Gli anni tra il 1919 e il 1924 furono travagliati e irripetibili. Anche il Lodigiano, un fazzoletto di centottantamila abitanti situato nella pianura tra Milano e il Po, fu protagonista e testimone di eventi a un tempo drammatici e terribili, costruttivi ed esilaranti.
La Grande guerra si era portata via cinquemila contadini.
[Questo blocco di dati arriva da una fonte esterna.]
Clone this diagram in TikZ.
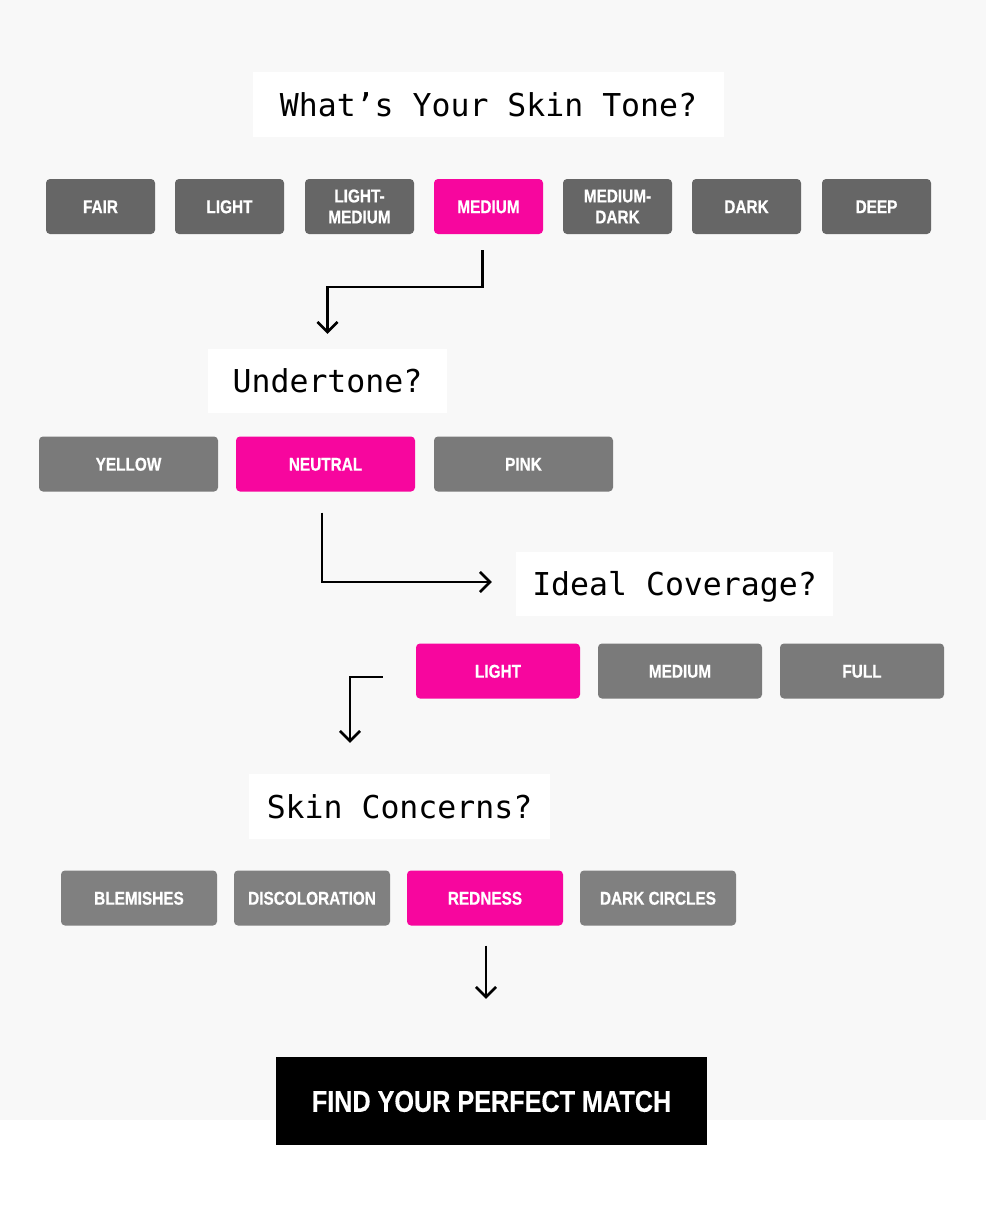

La disoccupazione era dilagante, e per alcuni agricoltori della Bassa la pelle di una vacca valeva di più di quella di un bracciante.
Socialisti e comunisti innalzarono la bandiera rossa su cinquanta municipi del territorio – cinquanta su settanta – auspicando di esportare in Italia la rivoluzione che stava insanguinando la Russia, mentre preti illuminati rispondevano con la medesima passione. In soli due anni centocinquanta scioperi scossero il territorio. La povertà moltiplicò le ruberie, compiute con una ferocia inaudita, e in venti mesi la delinquenza comune si macchiò di 18 delitti. Altri 15 furono i morti ammazzati dalle squadre fasciste e 5 dagli arditi del popolo.
Eppure la comunità guardava con fiducia al futuro.
I primi macchinari fecero la loro apparizione nei campi, e in poco tempo nacquero duecento cooperative: spacci di generi alimentari, circoli operai, associazioni per la produzione e il lavoro e vennero fondate trenta casse rurali e artigiane. Lodi che aveva conosciuto le visite di Mussolini rivoluzionario, ateo e mangiapreti, lo rivide poco tempo dopo in camicia nera, tra un alalà di gerarchi ossequiosi a un regime che sarebbe durato vent’anni, prima di concludersi con le leggi razziali e con un altro bagno di sangue.